Can you throw some light on your topic in the symposium: ‘What on earth does non-fiction mean?’
I’m just querying this category of non-fiction, which is a curious category; a negative category, in the sense that, it is ‘not fiction’. What is non-fiction? It’s not fiction, by which we mean it’s not made up, it’s factual. But is that the only way we can look at non-fiction, as being something that is not fiction and is factual, which is the way we are being asked to understand this genre increasingly? This also ties up with the peer-reviewed essay. The peer-reviewed essay is a more reliable and legitimate form of essay writing because it is immune not only to made-up elements, but certain imaginative elements as well. So, how do we describe what the imaginative is, and how might it be a part of non-fiction? How might non-fiction have its own imaginative resonance as much as fiction does?

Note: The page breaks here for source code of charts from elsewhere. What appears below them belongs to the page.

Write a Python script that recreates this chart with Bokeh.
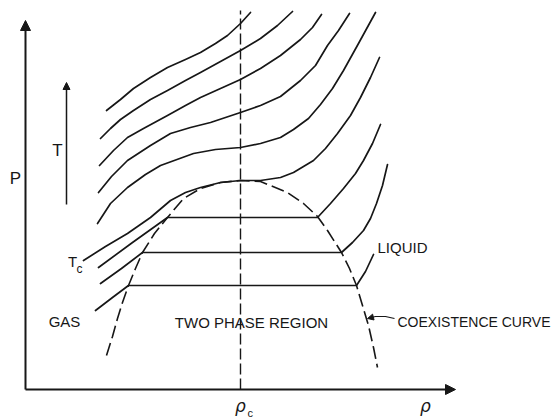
from bokeh.plotting import figure
from bokeh.models import Range1d, Arrow, NormalHead
from bokeh.core.properties import value
from bokeh.embed import file_html
from bokeh.resources import INLINE

# Density (rho) and pressure (P) in arbitrary units; critical point at (215, 209).
RHO_C = 215
P_C = 209

# Supercritical isotherms, hottest first
iso1_rho = [81, 95, 108, 125, 142, 160, 175, 190, 202, 215, 225]
iso1_p = [279, 290, 301, 312, 322, 330, 337, 346, 354, 366, 377]

iso2_rho = [75, 85, 95, 108, 125, 142, 160, 175, 195, 215, 235, 252, 267]
iso2_p = [251, 261, 270, 279, 290, 299, 309, 317, 328, 339, 351, 364, 378]

iso3_rho = [74, 88, 102, 118, 142, 160, 175, 195, 215, 235, 255, 275, 287, 296]
iso3_p = [224, 239, 252, 261, 274, 284, 292, 301, 310, 321, 334, 350, 362, 375]

iso4_rho = [73, 86, 102, 125, 145, 165, 185, 215, 235, 255, 275, 290, 302, 313, 324]
iso4_p = [197, 213, 229, 244, 256, 262, 267, 277, 284, 293, 309, 324, 344, 359, 376]

iso5_rho = [72, 85, 102, 120, 135, 168, 190, 215, 235, 255, 268, 283, 295, 307, 318, 333, 350]
iso5_p = [166, 186, 202, 215, 224, 236, 240, 242, 246, 252, 260, 271, 285, 301, 319, 346, 377]

# Critical isotherm T_c, flat at the critical point
isoc_rho = [58, 80, 102, 125, 145, 160, 175, 195, 215, 235, 255, 268, 288, 300, 312, 325, 335, 345, 354]
isoc_p = [129, 143, 156, 172, 189, 197, 202, 207, 209, 209, 212, 217, 229, 241, 256, 274, 292, 312, 332]

# Subcritical isotherms: gas branch, horizontal tie line, liquid branch
iso7_rho = [73, 107, 142, 292, 305, 318, 330, 338, 347, 355]
iso7_p = [122, 147, 172, 172, 186, 201, 216, 229, 246, 265]

iso8_rho = [75, 96, 117, 316, 327, 338, 345, 351, 357, 362]
iso8_p = [106, 121, 137, 137, 147, 159, 171, 186, 204, 225]

iso9_rho = [70, 87, 103, 331, 340, 348]
iso9_p = [79, 92, 104, 104, 118, 135]

# Coexistence curve (gas side to liquid side)
coex_rho = [81, 87, 92, 97, 103, 110, 117, 129, 142, 158, 175, 195, 215,
            235, 262, 278, 292, 302, 316, 324, 331, 337, 343, 348, 352]
coex_p = [34, 53, 71, 87, 104, 121, 137, 156, 172, 191, 201, 207, 209,
          208, 197, 186, 173, 159, 137, 121, 104, 84, 64, 42, 22]

INK = "#171717"

p = figure(width=552, height=419,
           x_range=Range1d(-25, 527), y_range=Range1d(-30, 389),
           x_axis_type=None, y_axis_type=None,
           output_backend="svg", toolbar_location=None, min_border=0)
p.grid.visible = False
p.outline_line_color = None
p.background_fill_color = "white"
p.border_fill_color = "white"

# Axes drawn as arrows from the origin
p.add_layout(Arrow(x_start=0, y_start=0, x_end=0, y_end=369, line_width=2, line_color=INK,
                   end=NormalHead(size=10, fill_color=INK, line_color=INK, line_width=1)))
p.add_layout(Arrow(x_start=0, y_start=0, x_end=430, y_end=0, line_width=2, line_color=INK,
                   end=NormalHead(size=10, fill_color=INK, line_color=INK, line_width=1)))

# Direction of increasing temperature
p.add_layout(Arrow(x_start=41, y_start=185, x_end=41, y_end=307, line_width=1.5, line_color=INK,
                   end=NormalHead(size=7, fill_color=INK, line_color=INK, line_width=1)))

# Vertical line at the critical density
p.line([RHO_C, RHO_C], [0, 379], line_color=INK, line_width=1.4, line_dash="11 4")

isotherms = [
    (iso1_rho, iso1_p), (iso2_rho, iso2_p), (iso3_rho, iso3_p), (iso4_rho, iso4_p),
    (iso5_rho, iso5_p), (isoc_rho, isoc_p), (iso7_rho, iso7_p), (iso8_rho, iso8_p),
    (iso9_rho, iso9_p),
]
for xs, ys in isotherms:
    p.line(xs, ys, line_color=INK, line_width=1.7, line_join="round", line_cap="round")

p.line(coex_rho, coex_p, line_color=INK, line_width=1.6, line_dash="13 5")

# Leader pointing at the coexistence curve
p.line([369, 360, 350, 344], [71, 73, 73, 71.5], line_color=INK, line_width=1.2)
p.add_layout(Arrow(x_start=346, y_start=72, x_end=342, y_end=71, line_width=1.2, line_color=INK,
                   end=NormalHead(size=6, fill_color=INK, line_color=INK, line_width=1)))

FONT = value("Liberation Sans")

p.text(x=[-10, 32], y=[211, 239], text=["P", "T"],
       text_font=FONT, text_font_size="17px", text_align="center", text_baseline="middle",
       text_color=INK)
p.text(x=[39, 226], y=[68, 67], text=["GAS", "TWO PHASE REGION"],
       text_font=FONT, text_font_size="15px", text_align="center", text_baseline="middle",
       text_color=INK)
p.text(x=[352], y=[142], text=["LIQUID"], text_font=FONT, text_font_size="15px",
       text_align="left", text_baseline="middle", text_color=INK)
p.text(x=[372], y=[68], text=["COEXISTENCE CURVE"], text_font=FONT, text_font_size="14px",
       text_align="left", text_baseline="middle", text_color=INK)

# T_c label on the critical isotherm
p.text(x=[47], y=[128], text=["T"], text_font=FONT, text_font_size="15px",
       text_align="center", text_baseline="middle", text_color=INK)
p.text(x=[54], y=[121], text=["c"], text_font=FONT, text_font_size="12px",
       text_align="center", text_baseline="middle", text_color=INK)

# Density labels under the horizontal axis
RHO_FONT = value("DejaVu Sans")
p.text(x=[RHO_C, 400], y=[-16, -16], text=["ρ", "ρ"], text_font=RHO_FONT,
       text_font_size="17px", text_font_style="italic", text_align="center",
       text_baseline="alphabetic", text_color=INK)
p.text(x=[222], y=[-23], text=["c"], text_font=FONT, text_font_size="11px",
       text_align="left", text_baseline="alphabetic", text_color=INK)

open("out.html", "w").write(file_html(p, INLINE))
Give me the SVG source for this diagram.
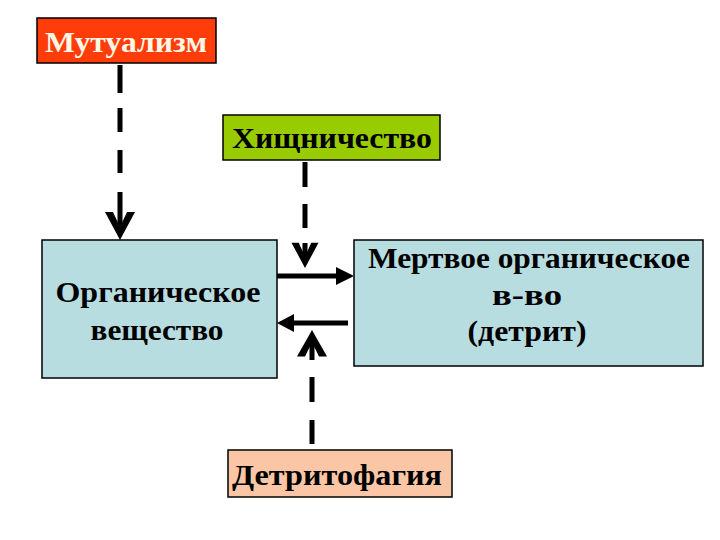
<svg xmlns="http://www.w3.org/2000/svg" width="720" height="540" viewBox="0 0 720 540">
<style>
.box{stroke:#000;stroke-width:1.5}
.t{font-family:"Liberation Serif","Times New Roman",serif;font-weight:bold;text-anchor:middle;font-size:30px}
.dash{stroke:#000;stroke-width:5;fill:none}
.head{fill:#000}
</style>
<defs>
<path id="chev" d="M-15,-28 L-7,-28 L0,-13 L7,-28 L15,-28 L0,0 Z"/>
</defs>
<rect width="720" height="540" fill="#fff"/>
<g id="connectors">
<g id="c-mutualism">
<path class="dash" d="M120,65 V93 M120,108 V132 M120,150 V173 M120,192 V232"/>
<use href="#chev" class="head" transform="translate(120,240)"/>
</g>
<g id="c-predation">
<path class="dash" d="M305,162 V187 M305,204 V228 M305,243 V262"/>
<use href="#chev" class="head" transform="translate(305,268) scale(0.9)"/>
</g>
<g id="c-detritophagy">
<path class="dash" d="M312,444 V420 M312,402 V377 M312,360 V338"/>
<use href="#chev" class="head" transform="translate(312,330) rotate(180) scale(1,0.95)"/>
</g>
<g id="c-right">
<path d="M270,276 H338" stroke="#000" stroke-width="5"/>
<path class="head" d="M336,267 L354,276 L336,285 Z"/>
</g>
<g id="c-left">
<path d="M348,323 H292" stroke="#000" stroke-width="5"/>
<path class="head" d="M294,314 L277,323 L294,332 Z"/>
</g>
</g>
<g id="n-mutualism">
<rect class="box" x="37" y="18" width="179" height="45" fill="#FF3D0A"/>
<text class="t" x="126" y="52" textLength="162" lengthAdjust="spacingAndGlyphs" fill="#FFF6E4">Мутуализм</text>
</g>
<g id="n-predation">
<rect class="box" x="223" y="115" width="217" height="45" fill="#99CC00"/>
<text class="t" x="332" y="148" textLength="200" lengthAdjust="spacingAndGlyphs" fill="#000">Хищничество</text>
</g>
<g id="n-organic">
<rect class="box" x="42" y="240" width="235" height="138" fill="#B8DDE1"/>
<text class="t" x="158" y="302" textLength="205" lengthAdjust="spacingAndGlyphs" fill="#000">Органическое</text>
<text class="t" x="157" y="340" textLength="133" lengthAdjust="spacingAndGlyphs" fill="#000">вещество</text>
</g>
<g id="n-dead">
<rect class="box" x="354" y="240" width="349" height="126" fill="#B8DDE1"/>
<text class="t" x="529" y="268" textLength="322" lengthAdjust="spacingAndGlyphs" fill="#000">Мертвое органическое</text>
<text class="t" x="527" y="305" textLength="70" lengthAdjust="spacingAndGlyphs" fill="#000">в-во</text>
<text class="t" x="527" y="341" textLength="119" lengthAdjust="spacingAndGlyphs" fill="#000">(детрит)</text>
</g>
<g id="n-detritophagy">
<rect class="box" x="228" y="450" width="224" height="47" fill="#FAC6A5"/>
<text class="t" x="337" y="485" textLength="210" lengthAdjust="spacingAndGlyphs" fill="#000">Детритофагия</text>
</g>
</svg>
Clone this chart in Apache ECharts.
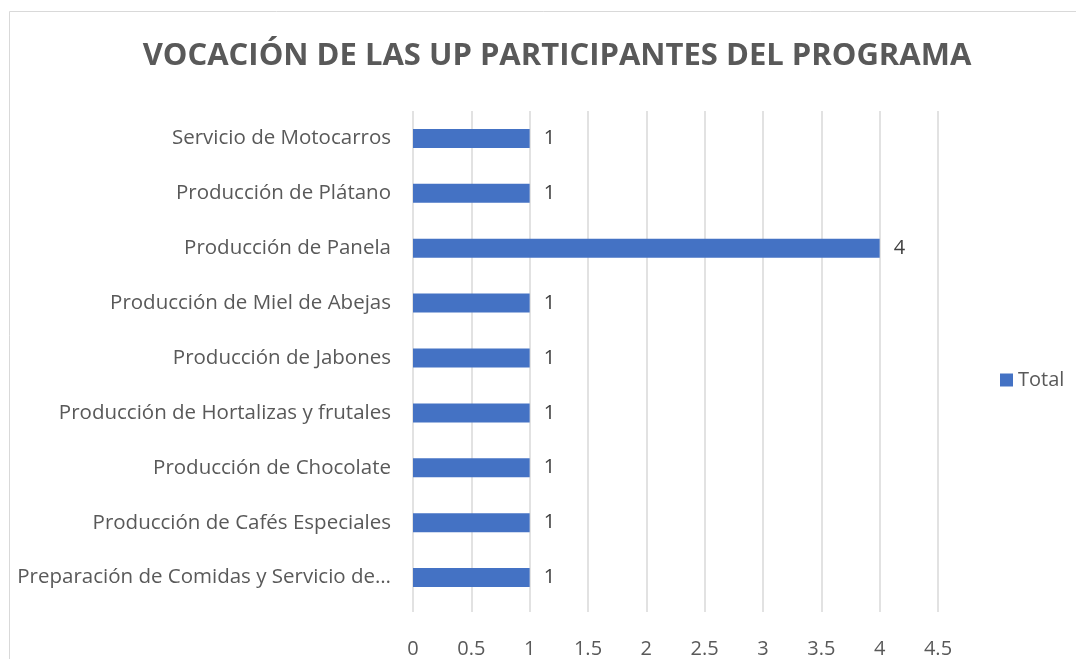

I think those are the things I want to discuss.
Lastly, 10 years is also a time to look forward and plan for the future. Tell us about that.
On a practical level, one would like more personnel, a little bit more funding, other collaborations. We are collaborating with the Institute of Advanced Studies of University College London. The Centre for the Creative and the Critical, which is at Ashoka University, is now the home for the Literary Activism symposiums and, with Westland Books, has produced this literary activism imprint through which we are publishing books. The books we have published include the first book of poems translated into English (by Arvind Krishna Mehrotra) by Vinod Kumar Shukla, who won 2025 Jnanpith Award. We are reissuing Sunetra Gupta’s Memories of Rain and are bringing out the anthology, On Failing. So that’s also part of the collaboration.